Reportage "Il cherchait une vie meilleure" : ces jeunes Palestiniens qui fuient Gaza au péril de leur vie
À l’entrée d’un cimetière de Rafah, une pierre tombale attire l’œil. Elle contraste avec les autres, comme si elle avait été érigée la veille. Un Palestinien de 50 ans, Talal al-Shaer, prie quelques secondes puis s’accroupit. “Ici repose mon fils, Mohammed, il est mort noyé en mer, raconte le père de famille. Il cherchait une vie meilleure, loin de Gaza et du siège.”
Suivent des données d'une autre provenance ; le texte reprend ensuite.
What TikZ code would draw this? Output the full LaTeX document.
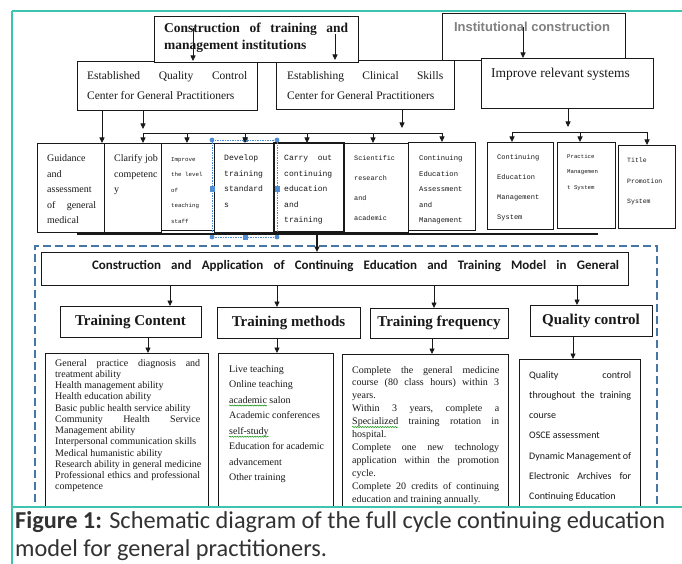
\documentclass[tikz,border=0pt]{standalone}
\usepackage{fontspec}
\setmainfont{Liberation Serif}
\newfontfamily\monof{Liberation Mono}
\newfontfamily\calf{Carlito}
\newfontfamily\arlf{Liberation Sans}
\usetikzlibrary{arrows.meta,decorations.pathmorphing}
\definecolor{teal1}{RGB}{60,196,176}
\definecolor{dblue}{RGB}{70,118,165}
\definecolor{hblue}{RGB}{80,140,210}
\definecolor{ink}{RGB}{25,25,25}
\definecolor{gray2}{RGB}{128,128,128}
\definecolor{capgray}{RGB}{50,50,50}
\newcommand{\ml}[2]{\vtop{\baselineskip=#1\relax\lineskiplimit=-100pt\relax\lineskip=0pt\relax\halign{##\hfil\cr#2\crcr}}}
\newcommand{\fs}[1]{\fontsize{#1}{#1}\selectfont}
\newcommand{\bx}[6][]{\node[box,#1,minimum width={(#4-#2)*1pt},minimum height={(#5-#3)*1pt}] (#6) at (#2,#3) {};}
\begin{document}
\begin{tikzpicture}[x=1pt,y=-1pt,
  box/.style={draw=ink, line width=0.8pt, fill=white, inner sep=0pt, outer sep=0pt, anchor=north west},
  txt/.style={anchor=base west, inner sep=0pt, text=ink},
  arr/.style={draw=ink, line width=0.8pt, -{Triangle[length=5.5pt,width=5pt]}},
  bus/.style={draw=ink, line width=0.8pt},
  squig/.style={draw=green!55!black, line width=0.5pt, decorate, decoration={snake, amplitude=0.6pt, segment length=2.5pt}}]
\useasboundingbox (0,0) rectangle (682,564);
\fill[white] (0,0) rectangle (682,564);
\begin{scope}
\clip (0,0) rectangle (682,507);
% ---------- top level ----------
\bx{77}{61}{257}{110}{qc}
\bx{276}{60}{454}{109}{cs}
\bx{154}{16}{358}{62}{cti}
\bx{442}{13}{625}{60}{inst}
\bx{481}{58}{653}{108}{irs}
\node[txt,font=\bfseries\fs{13.5}] (ctit) at (164,33) {\ml{16.5pt}{\hbox to 184pt{Construction\hfill of\hfill training\hfill and}\cr management institutions}};
\node[txt,font=\fs{11.5}] (qct) at (87,80) {\ml{20pt}{\hbox to 160pt{Established\hfill Quality\hfill Control}\cr Center for General Practitioners}};
\node[txt,font=\fs{11.5}] (cst) at (287,80) {\ml{20pt}{\hbox to 156pt{Establishing\hfill Clinical\hfill Skills}\cr Center for General Practitioners}};
\node[anchor=base, inner sep=0pt, text=gray2, font=\arlf\bfseries\fs{13}] (instt) at (532,32) {Institutional construction};
\node[txt,font=\fs{13.5}] (irst) at (491,78) {Improve relevant systems};
\coordinate (a1) at (193,28);
\coordinate (a2) at (335,34);
\coordinate (a3) at (523,27);
\draw[arr] (a1) -- (qc.north -| a1);
\draw[arr] (a2) -- (cs.north -| a2);
\draw[arr] (a3) -- (irs.north -| a3);
% ---------- row of boxes ----------
\bx{37}{143}{104}{232}{r1}
\bx{104}{143}{161}{232}{r2}
\bx{161}{143}{214}{230}{r3}
\bx{214}{143}{274}{232}{r4}
\bx[line width=1.3pt]{274}{143}{344}{232}{r5}
\bx{344}{143}{408}{232}{r6}
\bx{408}{142}{475}{230}{r7}
\bx{487}{142}{553}{229}{r8}
\bx{557}{142}{615}{228}{r9}
\bx{618}{145}{675}{228}{r10}
\node[txt,font=\fs{10}] (r1t) at (47,162) {\ml{15.5pt}{Guidance\cr and\cr assessment\cr \hbox to 49pt{of\hfill general}\cr medical}};
\node[txt,font=\fs{10}] (r2t) at (114,162) {\ml{15.5pt}{Clarify job\cr competenc\cr y}};
\node[txt,font=\monof\fs{5.8}] (r3t) at (171,161.5) {\ml{15.5pt}{Improve\cr the level\cr of\cr teaching\cr staff}};
\node[txt,font=\monof\fs{8.1}] (r4t) at (224,161) {\ml{15.5pt}{Develop\cr training\cr standard\cr s}};
\node[txt,font=\monof\fs{8}] (r5t) at (284,161) {\ml{15.5pt}{\hbox to 48pt{Carry\hfill out}\cr continuing\cr education\cr and\cr training}};
\node[txt,font=\monof\fs{6.8}] (r6t) at (354,160.5) {\ml{20pt}{Scientific\cr research\cr and\cr academic}};
\node[txt,font=\monof\fs{7.2}] (r7t) at (419,161) {\ml{15.5pt}{Continuing\cr Education\cr Assessment\cr and\cr Management}};
\node[txt,font=\monof\fs{7}] (r8t) at (497,160) {\ml{20pt}{Continuing\cr Education\cr Management\cr System}};
\node[txt,font=\monof\fs{5.7}] (r9t) at (567,158.5) {\ml{15.5pt}{Practice\cr Managemen\cr t System}};
\node[txt,font=\monof\fs{6.5}] (r10t) at (627,163) {\ml{20.5pt}{Title\cr Promotion\cr System}};
% selection handles around "Develop training standards"
\draw[hblue, line width=0.5pt, dash pattern=on 1.5pt off 1pt] (212,140) rectangle (277,237);
\foreach \p in {(212,140),(277,140),(212,237),(277,237)} \fill[hblue] \p circle (2.4pt);
\fill[hblue] (242.5,137.5) rectangle (247.5,142.5);
\fill[hblue] (242.5,234.5) rectangle (247.5,239.5);
\fill[hblue] (209.5,186.5) rectangle (214.5,191.5);
\fill[hblue] (274.5,186.5) rectangle (279.5,191.5);
% buses
\coordinate (bL) at (143,133);
\coordinate (bR) at (442,133);
\coordinate (bLa) at (143,129);
\coordinate (cSa) at (402,128);
\coordinate (cL) at (512,132);
\coordinate (cR) at (647,132);
\coordinate (cMa) at (568,127);
\coordinate (x102) at (102,0);
\coordinate (x187) at (187,0);
\coordinate (x245) at (245,0);
\coordinate (x307) at (307,0);
\coordinate (x373) at (373,0);
\coordinate (x580) at (580,0);
\draw[bus] (bL) -- (bR);
\draw[bus] (cL) -- (cR);
\draw[arr] (qc.south -| x102) -- (r1.north -| x102);
\draw[arr] (qc.south -| bLa) -- (bLa);
\draw[arr] (cs.south -| cSa) -- (cSa);
\draw[arr] (bL) -- (r2.north -| bL);
\draw[arr] (bL -| x187) -- (r3.north -| x187);
\draw[arr] (bL -| x245) -- (r4.north -| x245);
\draw[arr] (bL -| x307) -- (r5.north -| x307);
\draw[arr] (bL -| x373) -- (r6.north -| x373);
\draw[arr] (bR) -- (r7.north -| bR);
\draw[arr] (irs.south -| cMa) -- (cMa);
\draw[arr] (cL) -- (r8.north -| cL);
\draw[arr] (cL -| x580) -- (r9.north -| x580);
\draw[arr] (cR) -- (r10.north -| cR);
% thick line under the row
\coordinate (thL) at (77,234);
\coordinate (thR) at (598,234);
\coordinate (x317) at (317,0);
\draw[line width=2.2pt, draw=ink] (thL) -- (thR);
% ---------- dashed frame ----------
\bx[draw=dblue, line width=2.2pt, dash pattern=on 8pt off 4pt, fill=none]{35}{246}{657}{530}{frame}
\bx{41}{252}{628}{285}{cap}
\node[anchor=base, inner sep=0pt, font=\calf\bfseries\fs{13}, text=ink] (capt) at (355.5,269) {\hbox to 527pt{Construction\hfill and\hfill Application\hfill of\hfill Continuing\hfill Education\hfill and\hfill Training\hfill Model\hfill in\hfill General}};
\draw[arr, line width=2pt] (thL -| x317) -- (cap.north -| x317);
% headings
\bx{60}{306}{201}{337}{tc}
\bx{217}{307}{360}{338}{tm}
\bx{370}{308}{508}{338}{tf}
\bx{530}{305}{652}{336}{tq}
\node[inner sep=0pt, font=\bfseries\fs{15}, text=ink] (tct) at (tc) {Training Content};
\node[inner sep=0pt, font=\bfseries\fs{15}, text=ink] (tmt) at (tm) {Training methods};
\node[inner sep=0pt, font=\bfseries\fs{15}, text=ink] (tft) at (tf) {Training frequency};
\node[inner sep=0pt, font=\bfseries\fs{15}, text=ink] (tqt) at (tq) {Quality control};
\coordinate (x170) at (170,0);
\coordinate (x277) at (277,0);
\coordinate (x434) at (434,0);
\coordinate (x577) at (577,0);
\coordinate (x148) at (148,0);
\coordinate (x432) at (432,0);
\coordinate (x573) at (573,0);
\draw[arr] (cap.south -| x170) -- (tc.north -| x170);
\draw[arr] (cap.south -| x277) -- (tm.north -| x277);
\draw[arr] (cap.south -| x434) -- (tf.north -| x434);
\draw[arr] (cap.south -| x577) -- (tq.north -| x577);
% bottom boxes
\bx{45}{353}{208}{530}{bc}
\bx{218}{353}{333}{530}{bm}
\bx{342}{354}{508}{530}{bf}
\bx{519}{359}{640}{530}{bq}
\draw[arr] (tc.south -| x148) -- (bc.north -| x148);
\draw[arr] (tm.south -| x277) -- (bm.north -| x277);
\draw[arr] (tf.south -| x432) -- (bf.north -| x432);
\draw[arr] (tq.south -| x573) -- (bq.north -| x573);
\node[txt,font=\fs{10}] (bct) at (55,366) {\ml{11.27pt}{\hbox to 145pt{General\hfill practice\hfill diagnosis\hfill and}\cr treatment ability\cr Health management ability\cr Health education ability\cr Basic public health service ability\cr \hbox to 145pt{Community\hfill Health\hfill Service}\cr Management ability\cr Interpersonal communication skills\cr Medical humanistic ability\cr Research ability in general medicine\cr \hbox to 145pt{Professional\hfill ethics\hfill and\hfill professional}\cr competence}};
\node[txt,font=\fs{10}] (bmt) at (229,372) {\ml{15.57pt}{Live teaching\cr Online teaching\cr academic salon\cr Academic conferences\cr self-study\cr Education for academic\cr advancement\cr Other training}};
\node[txt,font=\fs{10}] (bft) at (352,373) {\ml{12.9pt}{\hbox to 147pt{Complete\hfill the\hfill general\hfill medicine}\cr \hbox to 147pt{course\hfill (80\hfill class\hfill hours)\hfill within\hfill 3}\cr years.\cr \hbox to 147pt{Within\hfill 3\hfill years,\hfill complete\hfill a}\cr \hbox to 147pt{Specialized\hfill training\hfill rotation\hfill in}\cr hospital.\cr \hbox to 147pt{Complete\hfill one\hfill new\hfill technology}\cr \hbox to 147pt{application\hfill within\hfill the\hfill promotion}\cr cycle.\cr \hbox to 147pt{Complete\hfill 20\hfill credits\hfill of\hfill continuing}\cr education and training annually.}};
\node[txt,font=\calf\fs{10}] (bqt) at (529,378) {\ml{20.3pt}{\hbox to 102pt{Quality\hfill control}\cr \hbox to 102pt{throughout\hfill the\hfill training}\cr course\cr OSCE assessment\cr \hbox to 102pt{Dynamic\hfill Management\hfill of}\cr \hbox to 102pt{Electronic\hfill Archives\hfill for}\cr Continuing Education}};
\draw[squig] (229,405.5) -- (267,405.5);
\draw[squig] (229,436.7) -- (268.5,436.7);
\draw[squig] (352,427) -- (398,427);
\end{scope}
% ---------- page frame & caption ----------
\draw[teal1, line width=1.5pt] (12,11) -- (682,11);
\draw[teal1, line width=1.5pt] (12,11) -- (12,564);
\draw[teal1, line width=1.5pt] (12,507) -- (682,507);
\node[txt, font=\calf\fs{24.3}, text=capgray] (cap1) at (15,528) {\textbf{Figure 1:} Schematic diagram of the full cycle continuing education};
\node[txt, font=\calf\fs{24.3}, text=capgray] (cap2) at (15,556) {model for general practitioners.};
\end{tikzpicture}
\end{document}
Mohamed, âgé de 22 ans, était l’aîné. Il est mort le 4 octobre 2022 en tentant rejoindre l’Italie depuis la Libye. Il y avait aussi son frère de 18 ans, Maher, sur la même embarcation qui a coulé au large des côtes tunisiennes. “On a su que onze corps avaient été retrouvés, mais leurs traits n’étaient pas identifiables, indique Talal al-Shaer. Donc nous avons dû faire des tests ADN pour révéler l’identité des noyés. Il y avait un de mes fils : Mohammed, nous l’avons trouvé. Mais Maher, nous ne savons toujours pas où il est.“
Sous blocus israélien depuis quinze ans, la bande de Gaza où plus de deux millions de personnes s’entassent sur un petit territoire de 360 km² est l’une des densités de population les plus fortes au monde. Selon le dernier rapport des Nations unies, près de 50% des Gazaouis vivent en état d’insécurité alimentaire. Le taux de chômage touche 45% de la population en âge de travailler et dépasse les 60% quand il s’agit des jeunes. Une “prison à ciel ouvert”, disent ces derniers qui sont de plus en plus nombreux à chercher à fuir l’enclave côtière.
Kidnappés en Libye
Les deux frères Mohammed et Maher avaient quitté Gaza en février 2022. D’abord via le passage de Rafah, vers l’Egypte, puis jusqu’en Lybie, le début de l’enfer. Là-bas, comme des milliers de candidats à l’exil vers l’Europe, ils sont arrêtés par les autorités locales alors qu’ils tentent de prendre la mer. Puis, ils sont kidnappés en pleine nuit par des groupes armés rodés aux trafics d’êtres humains qui marchandent la libération des deux jeunes. “Au début, ils ont demandé 18 000 dinars libyens, et nous leur avons dit que nous n’avions pas d’argent, confie le père de famille. Après, nous avons négocié avec eux, et au final, nous avons dû payer 5 000 dinars libyens, soit 1 000 euros. Mes garçons étaient épuisés. Alors on s’est rendu compte qu’il fallait les faire sortir de là.”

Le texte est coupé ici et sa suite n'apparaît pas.